## Exercise objective
Drop the pictures and give back word for word the lines from the line holding "Generate a LaTeX" to the line holding "width=0.8pt] (r1) -- (r2);", both included.

## Data records
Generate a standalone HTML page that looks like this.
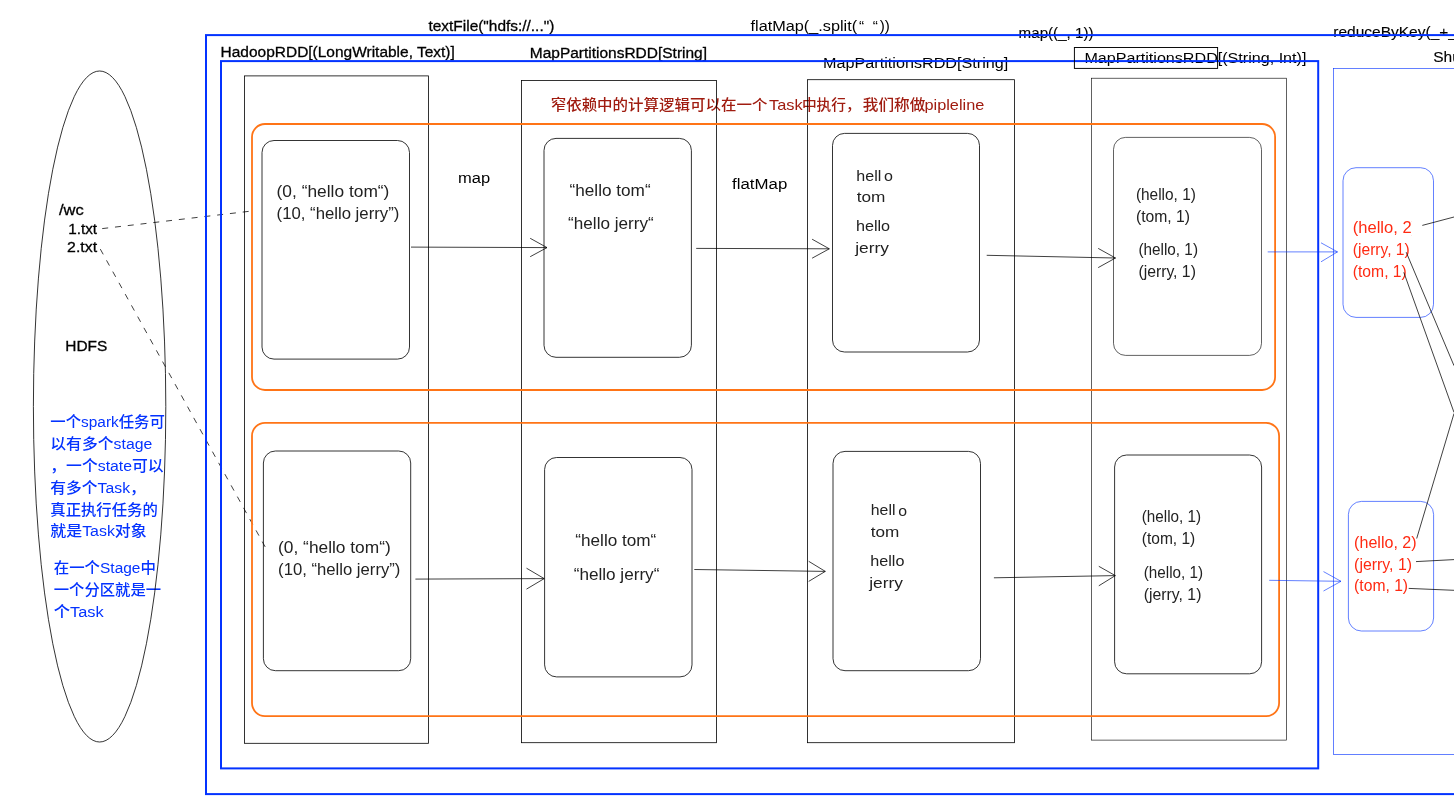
<!DOCTYPE html>
<html lang="zh">
<head>
<meta charset="utf-8">
<title>Spark WordCount RDD pipeline</title>
<style>
html,body{margin:0;padding:0;background:#fff;}
body{width:1454px;height:807px;overflow:hidden;}
svg{display:block;will-change:transform;}
text{font-family:"Liberation Sans","Noto Sans CJK SC",sans-serif;font-size:15.5px;fill:#000;stroke:#000;stroke-width:.3px;}
.pf,.blue,.dred,.lt{stroke:none;}
.m1{stroke-width:.12px;}
.k{fill:none;stroke:#000;stroke-width:.8;}
.g{stroke-width:.62;}
.r{fill:none;stroke:#000;stroke-width:.72;}
.o{fill:none;stroke:#ff7416;stroke-width:1.8;}
.b{fill:none;stroke:#0433ff;stroke-width:2;}
.lb{fill:none;stroke:#0433ff;stroke-width:.62;}
.ln{fill:none;stroke:#000;stroke-width:.75;}

.blue{fill:#0433ff;}
.dred{fill:#a01c10;}
.s14{font-size:14.4px;}
.dred,.blue{font-weight:500;}
.pf{font-size:16.2px;fill:#222;}
.c3{font-size:14.2px;}
.red{font-size:17.2px;fill:#ff2a12;}
.blue{font-size:15.2px;}
</style>
</head>
<body>
<svg width="1454" height="807" viewBox="0 0 1454 807">
<defs><clipPath id="c1"><rect x="1340" y="210" width="72.100" height="32"/></clipPath></defs>
<rect width="1454" height="807" fill="#fff"/>

<g>
<text class="blue" x="50.3" y="427.3" textLength="114.6" lengthAdjust="spacingAndGlyphs">一个spark任务可</text>
<text class="blue" x="50.3" y="449.3" textLength="102" lengthAdjust="spacingAndGlyphs">以有多个stage</text>
<text class="blue" x="50.3" y="471.2" textLength="113.4" lengthAdjust="spacingAndGlyphs">，一个state可以</text>
<text class="blue" x="50.3" y="492.6" textLength="95.5" lengthAdjust="spacingAndGlyphs">有多个Task，</text>
<text class="blue" x="50.3" y="514.5" textLength="107.500" lengthAdjust="spacingAndGlyphs">真正执行任务的</text>
<text class="blue" x="50.3" y="536.4" textLength="96.400" lengthAdjust="spacingAndGlyphs">就是Task对象</text>
<text class="blue" x="53.7" y="573.2" textLength="102.200" lengthAdjust="spacingAndGlyphs">在一个Stage中</text>
<text class="blue" x="53.7" y="595.1" textLength="107.500" lengthAdjust="spacingAndGlyphs">一个分区就是一</text>
<text class="blue" x="53.7" y="616.8" textLength="50" lengthAdjust="spacingAndGlyphs">个Task</text>
</g>
<text class="m1" x="1333.3" y="36.5">reduceByKey(_+_)</text>
<text class="m1" x="1433.2" y="61.5">ShuffledRDD[(String, Int)]</text>
<text class="lt" y="31.3"><tspan x="750.5" textLength="106.600" lengthAdjust="spacingAndGlyphs">flatMap(_.split(</tspan><tspan x="859">“ </tspan><tspan x="872.700">“</tspan><tspan x="879.700" textLength="10.100" lengthAdjust="spacingAndGlyphs">))</tspan></text>
<text id="t0" x="58.9" y="215.2" textLength="24.8" lengthAdjust="spacingAndGlyphs">/wc</text>
<text id="t1" x="68.2" y="233.5" textLength="28.9" lengthAdjust="spacingAndGlyphs">1.txt</text>
<text id="t2" x="67.1" y="251.8" textLength="30.0" lengthAdjust="spacingAndGlyphs">2.txt</text>
<text id="t3" x="65.3" y="350.6" textLength="42.0" lengthAdjust="spacingAndGlyphs">HDFS</text>
<text id="t4" x="428.5" y="30.6" textLength="125.8" lengthAdjust="spacingAndGlyphs">textFile("hdfs://...")</text>
<text id="t5" class="m1" x="1018.6" y="37.7" textLength="74.9" lengthAdjust="spacingAndGlyphs">map((_, 1))</text>
<text id="t6" x="220.6" y="57.0" textLength="234.2" lengthAdjust="spacingAndGlyphs">HadoopRDD[(LongWritable, Text)]</text>
<text id="t7" x="529.8" y="57.9" textLength="177.2" lengthAdjust="spacingAndGlyphs">MapPartitionsRDD[String]</text>
<text id="t8" class="lt" x="823.1" y="68.4" textLength="185.2" lengthAdjust="spacingAndGlyphs">MapPartitionsRDD[String]</text>
<text id="t9" class="lt" x="1084.4" y="63.1" textLength="222.0" lengthAdjust="spacingAndGlyphs">MapPartitionsRDD[(String, Int)]</text>
<text id="tred" class="dred s14" y="109.8"><tspan x="550.7" textLength="216.7" lengthAdjust="spacingAndGlyphs">窄依赖中的计算逻辑可以在一个</tspan><tspan x="769.0" textLength="33.7" lengthAdjust="spacingAndGlyphs">Task</tspan><tspan x="801.9" textLength="58.9" lengthAdjust="spacingAndGlyphs">中执行，</tspan><tspan x="862.8" textLength="62.5" lengthAdjust="spacingAndGlyphs">我们称做</tspan><tspan x="924.5" textLength="59.8" lengthAdjust="spacingAndGlyphs">pipleline</tspan></text>
<text id="t15" class="lt" x="458.0" y="183.0" textLength="32.1" lengthAdjust="spacingAndGlyphs">map</text>
<text id="t16" class="lt" x="732.1" y="189.2" textLength="55.2" lengthAdjust="spacingAndGlyphs">flatMap</text>
<text id="t17" class="pf" x="276.6" y="197.0" textLength="112.8" lengthAdjust="spacingAndGlyphs">(0, “hello tom“)</text>
<text id="t18" class="pf" x="276.6" y="219.1" textLength="122.7" lengthAdjust="spacingAndGlyphs">(10, “hello jerry”)</text>
<text id="t19" class="pf" x="278.1" y="552.6" textLength="112.6" lengthAdjust="spacingAndGlyphs">(0, “hello tom“)</text>
<text id="t20" class="pf" x="278.1" y="574.9" textLength="122.3" lengthAdjust="spacingAndGlyphs">(10, “hello jerry”)</text>
<text id="t21" class="pf" x="569.5" y="195.8" textLength="81.1" lengthAdjust="spacingAndGlyphs">“hello tom“</text>
<text id="t22" class="pf" x="568.1" y="229.0" textLength="85.6" lengthAdjust="spacingAndGlyphs">“hello jerry“</text>
<text id="t23" class="pf" x="575.3" y="546.0" textLength="81.0" lengthAdjust="spacingAndGlyphs">“hello tom“</text>
<text id="t24" class="pf" x="573.7" y="579.6" textLength="85.7" lengthAdjust="spacingAndGlyphs">“hello jerry“</text>
<text id="t25" class="pf c3" x="856.3" y="180.5" textLength="36.7" lengthAdjust="spacingAndGlyphs">hell<tspan dx="2.5" dy=".6">o</tspan></text>
<text id="t26" class="pf c3" x="856.7" y="202.1" textLength="28.7" lengthAdjust="spacingAndGlyphs">tom</text>
<text id="t27" class="pf c3" x="855.9" y="231.0" textLength="34.2" lengthAdjust="spacingAndGlyphs">hello</text>
<text id="t28" class="pf c3" x="855.2" y="252.7" textLength="33.7" lengthAdjust="spacingAndGlyphs">jerry</text>
<text id="t29" class="pf c3" x="870.8" y="515.0" textLength="36.2" lengthAdjust="spacingAndGlyphs">hell<tspan dx="2.5" dy=".6">o</tspan></text>
<text id="t30" class="pf c3" x="870.8" y="536.6" textLength="28.6" lengthAdjust="spacingAndGlyphs">tom</text>
<text id="t31" class="pf c3" x="870.2" y="565.9" textLength="34.2" lengthAdjust="spacingAndGlyphs">hello</text>
<text id="t32" class="pf c3" x="869.2" y="587.6" textLength="33.7" lengthAdjust="spacingAndGlyphs">jerry</text>
<text id="t33" class="pf" x="1135.9" y="199.5" textLength="60.0" lengthAdjust="spacingAndGlyphs">(hello, 1)</text>
<text id="t34" class="pf" x="1135.9" y="221.6" textLength="54.2" lengthAdjust="spacingAndGlyphs">(tom, 1)</text>
<text id="t35" class="pf" x="1138.4" y="254.8" textLength="59.6" lengthAdjust="spacingAndGlyphs">(hello, 1)</text>
<text id="t36" class="pf" x="1138.4" y="276.5" textLength="57.5" lengthAdjust="spacingAndGlyphs">(jerry, 1)</text>
<text id="t37" class="pf" x="1141.8" y="522.4" textLength="59.3" lengthAdjust="spacingAndGlyphs">(hello, 1)</text>
<text id="t38" class="pf" x="1141.8" y="544.4" textLength="53.5" lengthAdjust="spacingAndGlyphs">(tom, 1)</text>
<text id="t39" class="pf" x="1143.8" y="578.0" textLength="59.3" lengthAdjust="spacingAndGlyphs">(hello, 1)</text>
<text id="t40" class="pf" x="1143.8" y="599.9" textLength="57.6" lengthAdjust="spacingAndGlyphs">(jerry, 1)</text>
<text id="t41" class="pf red" clip-path="url(#c1)" x="1352.8" y="233.0" textLength="64.3" lengthAdjust="spacingAndGlyphs">(hello, 2)</text>
<text id="t42" class="pf red" x="1352.8" y="254.5" textLength="56.9" lengthAdjust="spacingAndGlyphs">(jerry, 1)</text>
<text id="t43" class="pf red" x="1352.8" y="276.6" textLength="54.0" lengthAdjust="spacingAndGlyphs">(tom, 1)</text>
<text id="t44" class="pf red" x="1354.1" y="547.6" textLength="62.5" lengthAdjust="spacingAndGlyphs">(hello, 2)</text>
<text id="t45" class="pf red" x="1354.1" y="569.5" textLength="57.9" lengthAdjust="spacingAndGlyphs">(jerry, 1)</text>
<text id="t46" class="pf red" x="1354.1" y="591.4" textLength="54.0" lengthAdjust="spacingAndGlyphs">(tom, 1)</text>
<!-- HDFS ellipse -->
<ellipse class="k" cx="99.6" cy="406.5" rx="66.2" ry="335.5"/>

<!-- dashed lines -->
<path class="ln" stroke-dasharray="6 6.860" d="M102.200 228.600 L249.400 211.300"/>
<path class="ln" stroke-dasharray="6 6.860" d="M100.300 249.100 L265.500 547.500"/>

<!-- stage frames -->
<rect class="b" x="206" y="35.1" width="1300" height="759"/>
<rect class="b" x="221" y="61.1" width="1097.200" height="707.300"/>

<!-- RDD columns -->
<rect class="k" x="244.500" y="75.900" width="184" height="667.400"/>
<rect class="k" x="521.500" y="80.400" width="195" height="662.300"/>
<rect class="k" x="807.500" y="79.700" width="207" height="663"/>
<rect class="k g" x="1091.600" y="78.200" width="194.900" height="661.900"/>
<rect class="k" style="stroke-width:.95" x="1074.400" y="47.500" width="143.200" height="20.900"/>

<!-- task frames -->
<rect class="o" x="252" y="124" width="1023.100" height="266" rx="13"/>
<rect class="o" x="252" y="422.900" width="1027.100" height="293.200" rx="13"/>

<!-- partitions top -->
<rect class="k" x="262" y="140.500" width="147.500" height="218.600" rx="12"/>
<rect class="k" x="544" y="138.400" width="147.400" height="218.900" rx="12"/>
<rect class="k" x="832.500" y="133.400" width="147" height="218.600" rx="12"/>
<rect class="k g" x="1113.500" y="137.400" width="148" height="218" rx="12"/>
<!-- partitions bottom -->
<rect class="k" x="263.400" y="451" width="147.300" height="219.700" rx="12"/>
<rect class="k" x="544.600" y="457.500" width="147.400" height="219.400" rx="12"/>
<rect class="k" x="833" y="451.400" width="147.500" height="219.300" rx="12"/>
<rect class="k" x="1114.600" y="455" width="147" height="218.800" rx="12"/>

<!-- arrows -->
<path class="ln" d="M411 247.100 L547 247.600 M530.200 238.300 L547 247.600 L530.200 256.700"/>
<path class="ln" d="M696.200 248.400 L829.300 248.800 M812.100 239.200 L829.300 248.800 L812.100 258.200"/>
<path class="ln" d="M986.700 255.300 L1115.500 258 M1098.200 248.400 L1115.500 258 L1098.200 267.600"/>
<path class="ln" d="M415.400 579.100 L544.200 578.600 M526.500 568.200 L544.200 578.600 L526.500 589.100"/>
<path class="ln" d="M694.300 569.500 L825.300 571.400 M808.700 561.300 L825.300 571.400 L808.700 581.400"/>
<path class="ln" d="M993.900 577.800 L1115.300 575.600 M1098.800 566.300 L1115.300 575.600 L1098.800 585.800"/>

<!-- shuffle stage -->
<rect class="lb" x="1333.500" y="68.400" width="200" height="686.100"/>
<rect class="lb" x="1343" y="167.700" width="90.500" height="149.700" rx="13"/>
<rect class="lb" x="1348.400" y="501.400" width="85.200" height="129.600" rx="13"/>
<path class="lb" d="M1267.700 251.900 L1337.500 251.900 M1321 242.800 L1337.500 251.900 L1321 261.800"/>
<path class="lb" d="M1269.200 580.300 L1341 581.300 M1323.500 571.600 L1341 581.300 L1323.500 591"/>

<path class="ln" d="M1422.300 225.400 L1454 217"/>
<path class="ln" d="M1406.200 252.200 L1454 365.700"/>
<path class="ln" d="M1403.800 272.300 L1454 412.400"/>
<path class="ln" d="M1416.700 538.500 L1454 413.500"/>
<path class="ln" d="M1416 561.600 L1454 559.600"/>
<path class="ln" d="M1408.700 588.400 L1454 590.300"/>

</svg>
</body>
</html>
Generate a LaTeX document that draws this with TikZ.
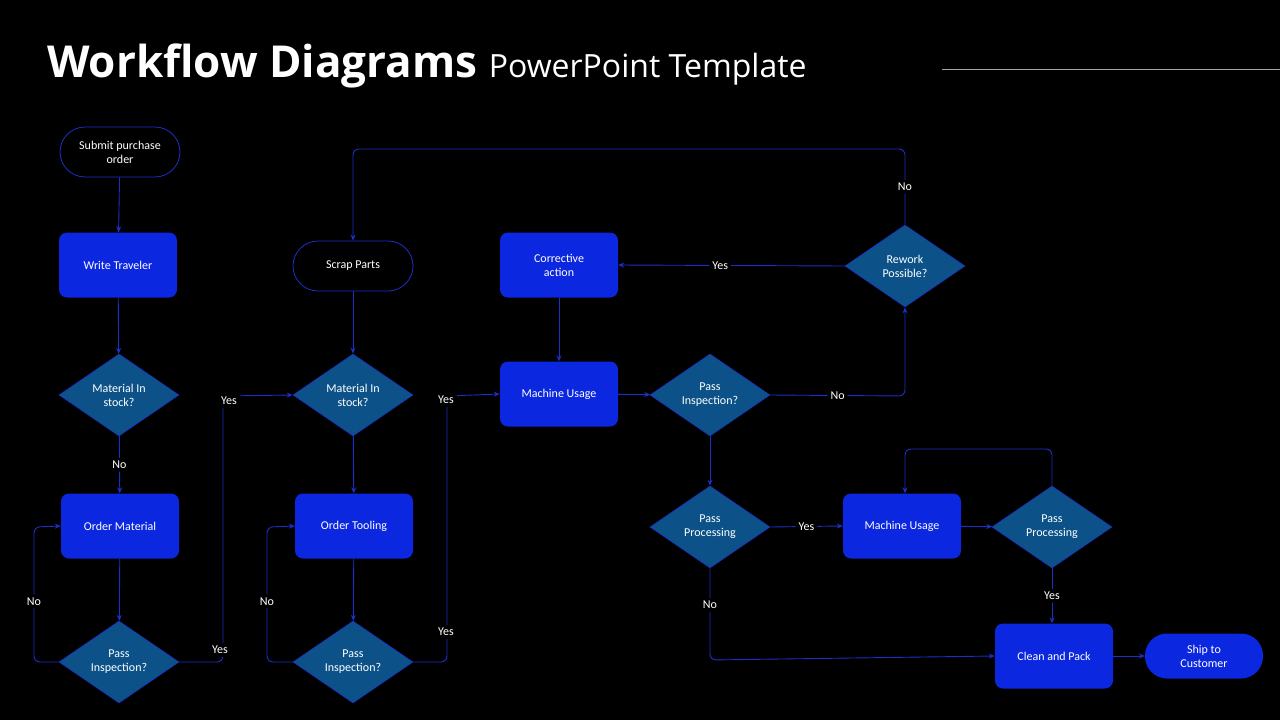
\documentclass[tikz,border=0pt]{standalone}
\usepackage{fontspec}
\setmainfont{Carlito}
\newfontfamily\titlefont{Open Sans}
\usetikzlibrary{shapes.geometric,arrows.meta}
\definecolor{boxblue}{HTML}{0B27E0}
\definecolor{diablue}{HTML}{0C5288}
\definecolor{linkblue}{HTML}{1C2FC8}
\begin{document}
\begin{tikzpicture}[x=1pt,y=-1pt,
  every node/.style={font=\fontsize{12}{14}\selectfont, text=white, align=center},
  box/.style={draw=none, fill=boxblue, rounded corners=8pt, minimum width=118pt, minimum height=65pt},
  term/.style={draw=linkblue, fill=black, rounded corners=25pt, minimum width=120pt, minimum height=50pt, line width=0.8pt},
  dia/.style={diamond, fill=diablue, draw=linkblue, line width=0.6pt, aspect=1.46, minimum width=120pt, minimum height=82pt, inner sep=0pt},
  lk/.style={draw=linkblue, line width=0.9pt, -{Stealth[length=6pt,width=5pt]}, rounded corners=6pt},
  lb/.style={fill=black, inner sep=3pt}]
\fill (0,0) rectangle (1280,720);
\useasboundingbox (0,0) rectangle (1280,720);
\node[anchor=base west, inner sep=0] (title) at (47,77) {\titlefont\fontsize{44}{50}\selectfont\bfseries Workflow Diagrams \fontsize{32}{36}\selectfont\mdseries PowerPoint Template};
\coordinate (r1) at (942,69); \coordinate (r2) at (1280,69);
\draw[gray!70, line width=0.8pt] (r1) -- (r2);

\node[term] (submit) at (120,152) {Submit purchase\\order};
\node[box] (write) at (118,265) {Write Traveler};
\node[dia] (mis1) at (119,395) {Material In\\stock?};
\node[box] (om) at (120,526) {Order Material};
\node[dia] (p1) at (119,662) {Pass\\Inspection?};
\node[term] (scrap) at (353,266) {Scrap Parts};
\node[dia] (mis2) at (353,395) {Material In\\stock?};
\node[box] (ot) at (354,526) {Order Tooling};
\node[dia] (p2) at (353,662) {Pass\\Inspection?};
\node[box] (corr) at (559,265) {Corrective\\action};
\node[box] (mu1) at (559,394) {Machine Usage};
\node[dia] (pi) at (710,395) {Pass\\Inspection?};
\node[dia] (rw) at (905,266) {Rework\\Possible?};
\node[dia] (pp1) at (710,527) {Pass\\Processing};
\node[box] (mu2) at (902,526) {Machine Usage};
\node[dia] (pp2) at (1052,527) {Pass\\Processing};
\node[box] (clean) at (1054,656) {Clean and Pack};
\node[draw=none, fill=boxblue, rounded corners=22pt, minimum width=118pt, minimum height=45pt] (ship) at (1204,656) {Ship to\\Customer};

\draw[lk] (submit) -- (write);
\draw[lk] (write) -- (mis1);
\draw[lk] (mis1) -- node[lb]{No} (om);
\draw[lk] (om) -- (p1);
\draw[lk] (p1.west) -- (34,662) -- node[lb,pos=0.45]{No} (34,527) -- (om.west);
\draw[lk] (p1.east) -- (223,662) -- (223,396) -- (mis2.west);
\node[lb] (y1) at (220,650) {Yes};
\node[lb] (y2) at (229,401) {Yes};
\draw[lk] (scrap) -- (mis2);
\draw[lk] (mis2) -- (ot);
\draw[lk] (ot) -- (p2);
\draw[lk] (p2.west) -- (267,662) -- node[lb,pos=0.45]{No} (267,527) -- (ot.west);
\draw[lk] (p2.east) -- (447,662) -- (447,396) -- (mu1.west);
\node[lb] (y3) at (446,632) {Yes};
\node[lb] (y4) at (446,400) {Yes};
\draw[lk] (corr) -- (mu1);
\draw[lk] (mu1) -- (pi);
\draw[lk] (pi.east) -- node[lb,pos=0.5]{No} (905,396) -- (rw.south);
\draw[lk] (rw.west) -- node[lb,pos=0.55]{Yes} (corr.east);
\draw[lk] (rw.north) -- node[lb,pos=0.5]{No} (905,149) -- (353,149) -- (scrap.north);
\draw[lk] (pi) -- (pp1);
\draw[lk] (pp1.east) -- node[lb]{Yes} (mu2.west);
\draw[lk] (mu2) -- (pp2);
\draw[lk] (pp2.north) -- (1052,449) -- (905,449) -- (mu2.north -| 905,0);
\draw[lk] (pp2.south) -- node[lb]{Yes} (clean.north -| pp2.south);
\draw[lk] (pp1.south) -- node[lb,pos=0.4]{No} (710,660) -- (clean.west);
\draw[lk] (clean) -- (ship);
\end{tikzpicture}
\end{document}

## Correct output
Generate a LaTeX document that draws this with TikZ.
\documentclass[tikz,border=0pt]{standalone}
\usepackage{fontspec}
\setmainfont{Carlito}
\newfontfamily\titlefont{Open Sans}
\usetikzlibrary{shapes.geometric,arrows.meta}
\definecolor{boxblue}{HTML}{0B27E0}
\definecolor{diablue}{HTML}{0C5288}
\definecolor{linkblue}{HTML}{1C2FC8}
\begin{document}
\begin{tikzpicture}[x=1pt,y=-1pt,
  every node/.style={font=\fontsize{12}{14}\selectfont, text=white, align=center},
  box/.style={draw=none, fill=boxblue, rounded corners=8pt, minimum width=118pt, minimum height=65pt},
  term/.style={draw=linkblue, fill=black, rounded corners=25pt, minimum width=120pt, minimum height=50pt, line width=0.8pt},
  dia/.style={diamond, fill=diablue, draw=linkblue, line width=0.6pt, aspect=1.46, minimum width=120pt, minimum height=82pt, inner sep=0pt},
  lk/.style={draw=linkblue, line width=0.9pt, -{Stealth[length=6pt,width=5pt]}, rounded corners=6pt},
  lb/.style={fill=black, inner sep=3pt}]
\fill (0,0) rectangle (1280,720);
\useasboundingbox (0,0) rectangle (1280,720);
\node[anchor=base west, inner sep=0] (title) at (47,77) {\titlefont\fontsize{44}{50}\selectfont\bfseries Workflow Diagrams \fontsize{32}{36}\selectfont\mdseries PowerPoint Template};
\coordinate (r1) at (942,69); \coordinate (r2) at (1280,69);
\draw[gray!70, line width=0.8pt] (r1) -- (r2);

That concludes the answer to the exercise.